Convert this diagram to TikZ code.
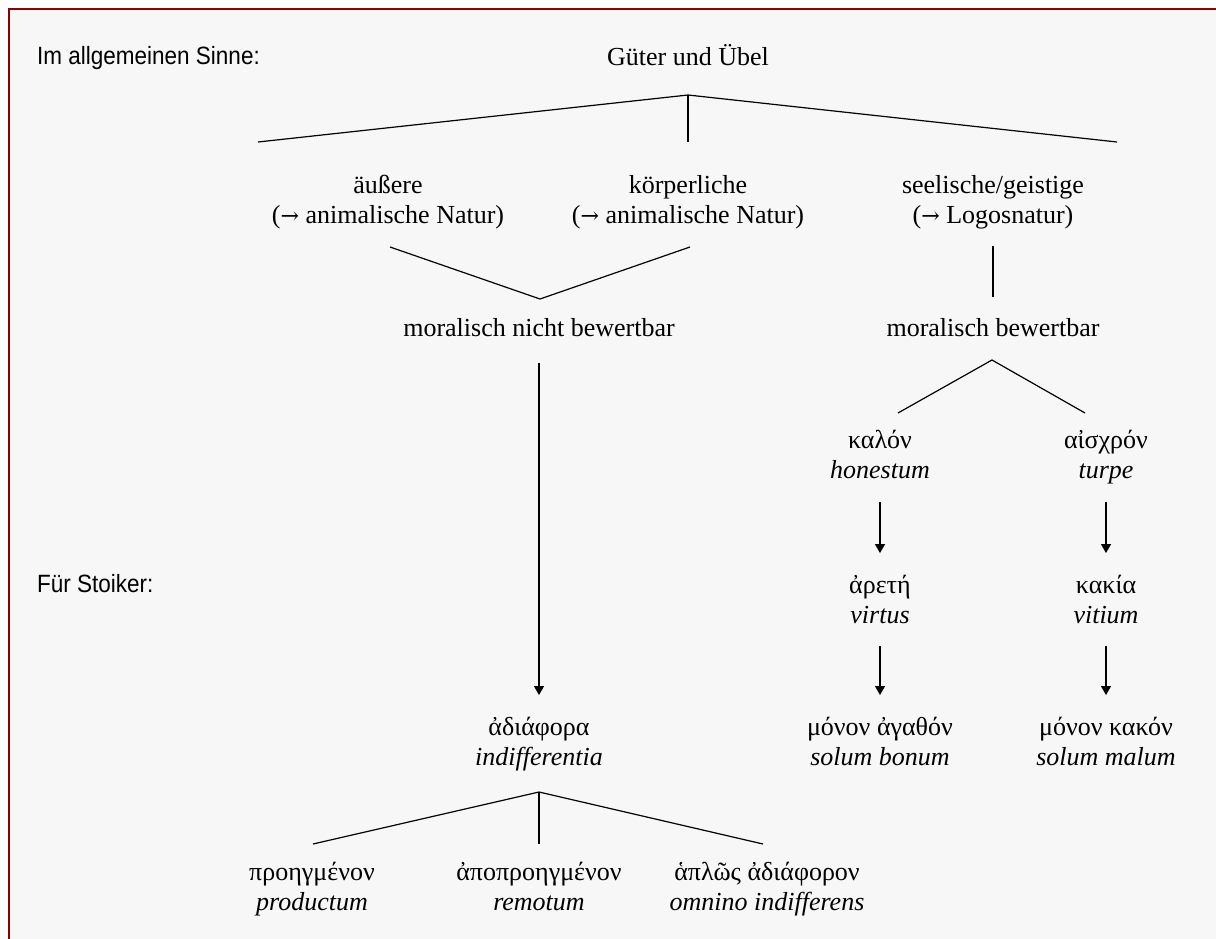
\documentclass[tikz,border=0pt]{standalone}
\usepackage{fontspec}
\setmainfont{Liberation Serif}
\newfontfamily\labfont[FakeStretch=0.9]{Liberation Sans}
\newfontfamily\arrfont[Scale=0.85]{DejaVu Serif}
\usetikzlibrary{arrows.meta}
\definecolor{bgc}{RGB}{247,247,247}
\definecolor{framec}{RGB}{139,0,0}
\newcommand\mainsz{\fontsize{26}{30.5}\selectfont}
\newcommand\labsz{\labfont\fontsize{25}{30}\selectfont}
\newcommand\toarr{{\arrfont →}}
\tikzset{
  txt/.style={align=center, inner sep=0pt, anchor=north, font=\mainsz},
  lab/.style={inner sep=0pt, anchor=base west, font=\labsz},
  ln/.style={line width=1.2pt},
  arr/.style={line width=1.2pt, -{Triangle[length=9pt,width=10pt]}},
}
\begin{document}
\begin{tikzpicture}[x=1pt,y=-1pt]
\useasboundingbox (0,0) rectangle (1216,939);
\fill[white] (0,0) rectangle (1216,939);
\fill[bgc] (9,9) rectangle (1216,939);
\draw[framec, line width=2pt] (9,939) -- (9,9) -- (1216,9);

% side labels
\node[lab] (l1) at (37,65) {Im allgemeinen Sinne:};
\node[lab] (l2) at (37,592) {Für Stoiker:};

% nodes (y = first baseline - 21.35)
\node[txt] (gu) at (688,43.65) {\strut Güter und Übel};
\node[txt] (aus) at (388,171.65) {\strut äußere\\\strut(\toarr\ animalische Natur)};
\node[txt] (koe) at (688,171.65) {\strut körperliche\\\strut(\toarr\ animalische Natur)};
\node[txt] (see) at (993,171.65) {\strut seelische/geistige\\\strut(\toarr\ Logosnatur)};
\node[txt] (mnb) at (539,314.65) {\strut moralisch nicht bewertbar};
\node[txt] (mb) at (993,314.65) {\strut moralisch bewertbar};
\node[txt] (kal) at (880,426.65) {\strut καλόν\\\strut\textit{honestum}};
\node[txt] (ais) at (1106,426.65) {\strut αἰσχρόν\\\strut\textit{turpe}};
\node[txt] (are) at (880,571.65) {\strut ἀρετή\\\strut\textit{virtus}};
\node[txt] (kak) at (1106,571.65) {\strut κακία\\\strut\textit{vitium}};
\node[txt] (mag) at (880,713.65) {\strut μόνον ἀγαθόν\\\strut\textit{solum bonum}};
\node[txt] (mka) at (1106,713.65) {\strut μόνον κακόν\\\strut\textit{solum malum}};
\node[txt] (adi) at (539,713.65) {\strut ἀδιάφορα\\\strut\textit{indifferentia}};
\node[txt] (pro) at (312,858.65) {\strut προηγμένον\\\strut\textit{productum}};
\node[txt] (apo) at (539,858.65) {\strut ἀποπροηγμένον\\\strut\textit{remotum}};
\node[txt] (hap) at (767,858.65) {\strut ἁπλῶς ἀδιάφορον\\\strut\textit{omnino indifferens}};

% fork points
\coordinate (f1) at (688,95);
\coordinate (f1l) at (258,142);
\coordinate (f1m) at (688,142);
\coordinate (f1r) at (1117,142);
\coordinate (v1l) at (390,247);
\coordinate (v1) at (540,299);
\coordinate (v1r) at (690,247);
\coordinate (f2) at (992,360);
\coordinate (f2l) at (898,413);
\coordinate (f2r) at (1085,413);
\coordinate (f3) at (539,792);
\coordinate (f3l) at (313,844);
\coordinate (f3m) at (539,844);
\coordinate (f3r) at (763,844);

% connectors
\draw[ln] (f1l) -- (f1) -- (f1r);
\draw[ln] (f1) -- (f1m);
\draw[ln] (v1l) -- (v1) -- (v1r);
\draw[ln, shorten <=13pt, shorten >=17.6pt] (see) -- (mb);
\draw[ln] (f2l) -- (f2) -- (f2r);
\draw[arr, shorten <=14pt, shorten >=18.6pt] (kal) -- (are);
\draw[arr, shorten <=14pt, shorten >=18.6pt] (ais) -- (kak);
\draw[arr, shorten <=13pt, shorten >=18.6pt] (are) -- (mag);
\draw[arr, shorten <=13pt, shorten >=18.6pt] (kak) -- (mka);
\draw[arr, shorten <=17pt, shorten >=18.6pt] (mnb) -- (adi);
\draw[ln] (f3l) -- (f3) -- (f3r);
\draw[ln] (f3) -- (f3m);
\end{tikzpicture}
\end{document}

### Do this
Go through the listing above and write it all out exactly, leaving out any picture.

### Problem solution
Convert this diagram to TikZ code.
\documentclass[tikz,border=0pt]{standalone}
\usepackage{fontspec}
\setmainfont{Liberation Serif}
\newfontfamily\labfont[FakeStretch=0.9]{Liberation Sans}
\newfontfamily\arrfont[Scale=0.85]{DejaVu Serif}
\usetikzlibrary{arrows.meta}
\definecolor{bgc}{RGB}{247,247,247}
\definecolor{framec}{RGB}{139,0,0}
\newcommand\mainsz{\fontsize{26}{30.5}\selectfont}
\newcommand\labsz{\labfont\fontsize{25}{30}\selectfont}
\newcommand\toarr{{\arrfont →}}
\tikzset{
  txt/.style={align=center, inner sep=0pt, anchor=north, font=\mainsz},
  lab/.style={inner sep=0pt, anchor=base west, font=\labsz},
  ln/.style={line width=1.2pt},
  arr/.style={line width=1.2pt, -{Triangle[length=9pt,width=10pt]}},
}
\begin{document}
\begin{tikzpicture}[x=1pt,y=-1pt]
\useasboundingbox (0,0) rectangle (1216,939);
\fill[white] (0,0) rectangle (1216,939);
\fill[bgc] (9,9) rectangle (1216,939);
\draw[framec, line width=2pt] (9,939) -- (9,9) -- (1216,9);

% side labels
\node[lab] (l1) at (37,65) {Im allgemeinen Sinne:};
\node[lab] (l2) at (37,592) {Für Stoiker:};

% nodes (y = first baseline - 21.35)
\node[txt] (gu) at (688,43.65) {\strut Güter und Übel};
\node[txt] (aus) at (388,171.65) {\strut äußere\\\strut(\toarr\ animalische Natur)};
\node[txt] (koe) at (688,171.65) {\strut körperliche\\\strut(\toarr\ animalische Natur)};
\node[txt] (see) at (993,171.65) {\strut seelische/geistige\\\strut(\toarr\ Logosnatur)};
\node[txt] (mnb) at (539,314.65) {\strut moralisch nicht bewertbar};
\node[txt] (mb) at (993,314.65) {\strut moralisch bewertbar};
\node[txt] (kal) at (880,426.65) {\strut καλόν\\\strut\textit{honestum}};
\node[txt] (ais) at (1106,426.65) {\strut αἰσχρόν\\\strut\textit{turpe}};
\node[txt] (are) at (880,571.65) {\strut ἀρετή\\\strut\textit{virtus}};
\node[txt] (kak) at (1106,571.65) {\strut κακία\\\strut\textit{vitium}};
\node[txt] (mag) at (880,713.65) {\strut μόνον ἀγαθόν\\\strut\textit{solum bonum}};
\node[txt] (mka) at (1106,713.65) {\strut μόνον κακόν\\\strut\textit{solum malum}};
\node[txt] (adi) at (539,713.65) {\strut ἀδιάφορα\\\strut\textit{indifferentia}};
\node[txt] (pro) at (312,858.65) {\strut προηγμένον\\\strut\textit{productum}};
\node[txt] (apo) at (539,858.65) {\strut ἀποπροηγμένον\\\strut\textit{remotum}};
\node[txt] (hap) at (767,858.65) {\strut ἁπλῶς ἀδιάφορον\\\strut\textit{omnino indifferens}};

% fork points
\coordinate (f1) at (688,95);
\coordinate (f1l) at (258,142);
\coordinate (f1m) at (688,142);
\coordinate (f1r) at (1117,142);
\coordinate (v1l) at (390,247);
\coordinate (v1) at (540,299);
\coordinate (v1r) at (690,247);
\coordinate (f2) at (992,360);
\coordinate (f2l) at (898,413);
\coordinate (f2r) at (1085,413);
\coordinate (f3) at (539,792);
\coordinate (f3l) at (313,844);
\coordinate (f3m) at (539,844);
\coordinate (f3r) at (763,844);

% connectors
\draw[ln] (f1l) -- (f1) -- (f1r);
\draw[ln] (f1) -- (f1m);
\draw[ln] (v1l) -- (v1) -- (v1r);
\draw[ln, shorten <=13pt, shorten >=17.6pt] (see) -- (mb);
\draw[ln] (f2l) -- (f2) -- (f2r);
\draw[arr, shorten <=14pt, shorten >=18.6pt] (kal) -- (are);
\draw[arr, shorten <=14pt, shorten >=18.6pt] (ais) -- (kak);
\draw[arr, shorten <=13pt, shorten >=18.6pt] (are) -- (mag);
\draw[arr, shorten <=13pt, shorten >=18.6pt] (kak) -- (mka);
\draw[arr, shorten <=17pt, shorten >=18.6pt] (mnb) -- (adi);
\draw[ln] (f3l) -- (f3) -- (f3r);
\draw[ln] (f3) -- (f3m);
\end{tikzpicture}
\end{document}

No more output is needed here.